New coronavirus law allows new 401(k) distributions and loans
This afternoon, President Trump signed into law the Coronavirus Aid, Relief, and Economic Security (CARES) Act. The CARES Act is intended to provide relief to individuals and businesses that are impacted by the coronavirus public health emergency.
In addition to the numerous financial incentives provided to individuals and businesses, the CARES Act allows certain qualified retirement plan participants, including 401(k) plan participants, to take new distributions and plan loans from their plan accounts.
New distributions – Up to $100,000
The CARES Act allows certain 401(k) plan participants to take a coronavirus-related distribution from their retirement plan account up to $100,000. These distributions have significant tax advantages that do not currently exist, including: (1) the normal 20% federal income tax withholding can be ignored; (2) these distributions are exempt from the 10% early withdrawal penalty (that typically applies if a participant is under age 59.5); (3) the distribution can be repaid to the plan within three years and gain tax-free rollover treatment (without regard to typical plan limits); and (4) the individual can recognize personal income for the related taxes over a three-year period that begins when they take the distribution (as opposed to having all of the amount included immediately in their income).
Importantly, only certain individuals qualify for these distributions. Qualifying plan participants include participants (or their spouses or dependents) who (1) have been diagnosed with the virus SARS-Co-V-2 or with coronavirus disease 2019 (COVID-19); or (2) experience adverse financial consequences as a result of being quarantined, furloughed or laid off, having work hours reduced due to such virus or disease, being unable to work due to lack of child care as a result of the virus or disease, the closing or reduction of hours of a business owned or operated by the individual due to such virus or disease, or other factors as determined by the Treasury Secretary.
We are studying and digesting the CARES Act provisions quickly, but here are a few important details:
- Any such distribution must be processed and distributed by December 31, 2020;
- All contribution sources (e.g., 401(k) deferrals and employer matching contributions) are generally available for these distributions;
- These distributions are subject to income tax withholding at 10% unless the participant elects a different percentage;
- Plan documents will ultimately need to be amended to reflect this distribution but most plans will likely have until December 31, 2022 to accomplish this;
- The plan administrator can rely on an employee’s certification that the employee is eligible for the distribution (see above); and
- It appears employer plan sponsors can choose not to allow these distributions.
Increased 401(k) plan loans
The CARES Act also allows qualifying 401(k) plan participants to borrow a higher amount than what is normally allowed. During the 180-day period that started on March 27, 2020, the same qualifying individuals identified above (who are eligible for a coronavirus-related distribution) are generally eligible to borrow up to the lesser of:
- $100,000 (which is double the normal limit); or
- 100% of their vested account balance (double the normal limit).
The Act also allows more flexibility for repayment of these loans.
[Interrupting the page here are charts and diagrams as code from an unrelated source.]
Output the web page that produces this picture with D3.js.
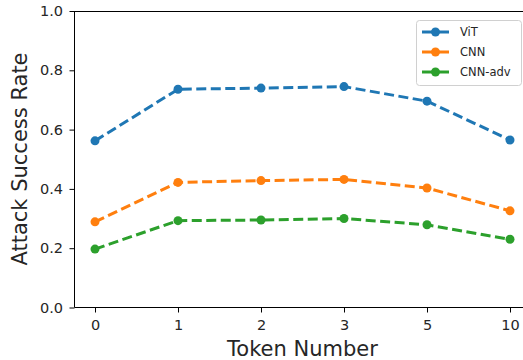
<!DOCTYPE html>
<html><head><meta charset="utf-8">
<script src="https://cdn.jsdelivr.net/npm/d3@7"></script>
<style>body{margin:0;background:#fff}svg{display:block}text{font-family:"DejaVu Sans",sans-serif;fill:#262626}</style>
</head><body><svg id="c" width="523" height="360"></svg>
<script>
const categories = ["0","1","2","3","5","10"];
const seriesNames = ["ViT","CNN","CNN-adv"];
const vit = [0.562, 0.736, 0.740, 0.745, 0.696, 0.565];
const cnn = [0.289, 0.422, 0.428, 0.432, 0.403, 0.326];
const cnnAdv = [0.197, 0.293, 0.295, 0.300, 0.279, 0.230];
const yTicks = [0.0, 0.2, 0.4, 0.6, 0.8, 1.0];
const colors = ["#1f77b4", "#ff7f0e", "#2ca02c"];
const series = [vit, cnn, cnnAdv];

const svg = d3.select("#c");
const x = d3.scaleLinear().domain([-0.25, 5.25]).range([74.25, 530.75]);
const y = d3.scaleLinear().domain([0, 1]).range([307.5, 11]);

// spines
svg.append("line").attr("x1",74.5).attr("x2",74.5).attr("y1",11).attr("y2",307.5).attr("stroke","#000").attr("stroke-width",1);
svg.append("line").attr("x1",74.5).attr("x2",530).attr("y1",307.5).attr("y2",307.5).attr("stroke","#000").attr("stroke-width",1);
svg.append("line").attr("x1",74.5).attr("x2",530).attr("y1",11.5).attr("y2",11.5).attr("stroke","#000").attr("stroke-width",1);

const yAxis = d3.axisLeft(y).tickValues(yTicks).tickFormat(d3.format(".1f")).tickSize(5).tickPadding(6.5);
const gy = svg.append("g").attr("transform","translate(74.5,0)").call(yAxis);
gy.select(".domain").remove();
gy.selectAll("text").attr("font-size",14.5).attr("fill","#262626").attr("font-family","DejaVu Sans");
gy.selectAll("line").attr("stroke","#000");

const xAxis = d3.axisBottom(x).tickValues(d3.range(categories.length)).tickFormat((d,i)=>categories[i]).tickSize(5).tickPadding(7.5);
const gx = svg.append("g").attr("transform","translate(0,307.5)").call(xAxis);
gx.select(".domain").remove();
gx.selectAll("text").attr("font-size",14.5).attr("fill","#262626").attr("font-family","DejaVu Sans");
gx.selectAll("line").attr("stroke","#000");

svg.append("text").attr("x",302.5).attr("y",356).attr("text-anchor","middle").attr("font-size",21).text("Token Number");
svg.append("text").attr("transform","translate(27,159) rotate(-90)").attr("text-anchor","middle").attr("font-size",21).text("Attack Success Rate");

const line = d3.line().x((d,i)=>x(i)).y(d=>y(d));
series.forEach((s,k)=>{
  svg.append("path").datum(s).attr("d",line).attr("fill","none").attr("stroke",colors[k]).attr("stroke-width",3).attr("stroke-dasharray","10,4.5");
  svg.selectAll(null).data(s).enter().append("circle").attr("cx",(d,i)=>x(i)).attr("cy",d=>y(d)).attr("r",4.5).attr("fill",colors[k]);
});

// legend
const lg = svg.append("g");
lg.append("rect").attr("x",416.5).attr("y",20.5).attr("width",105).attr("height",65).attr("rx",3).attr("fill","#fff").attr("fill-opacity",0.8).attr("stroke","#d0d0d0");
seriesNames.forEach((n,k)=>{
  const yy = 32 + k*20;
  lg.append("line").attr("x1",422).attr("x2",449).attr("y1",yy).attr("y2",yy).attr("stroke",colors[k]).attr("stroke-width",3);
  lg.append("circle").attr("cx",435.5).attr("cy",yy).attr("r",4.5).attr("fill",colors[k]);
  lg.append("text").attr("x",460).attr("y",yy+4).attr("font-size",11.5).text(n);
});
</script></body></html>
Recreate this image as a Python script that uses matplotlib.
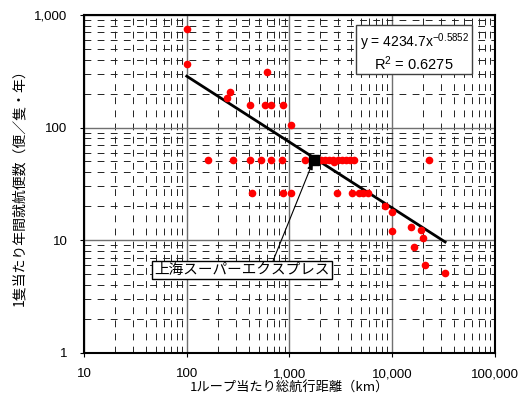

Generally, participants can be allowed to delay repayment by up to one year.
As with the new coronavirus-related distributions, plans will ultimately need to be amended to reflect this new loan option. Also, it appears employer plan sponsors have the option to decide whether to allow these new increased loans.
Waiver of 2020 required minimum distributions
Under current law, individuals who reach age 70½ prior to 2020 or 72 in 2020 (or a later year) must begin to receive “required minimum distributions” (RMDs) from the plan.
The CARES Act allows plans to suspend the RMD payments otherwise required to be made in calendar year 2020. The waiver applies to qualified retirement plans, defined contribution plans under Internal Revenue Code Section 403(a) or 403(b), and eligible deferred compensation plans under Internal Revenue Code Section 457(b) (excluding those maintained by tax-exempt entities).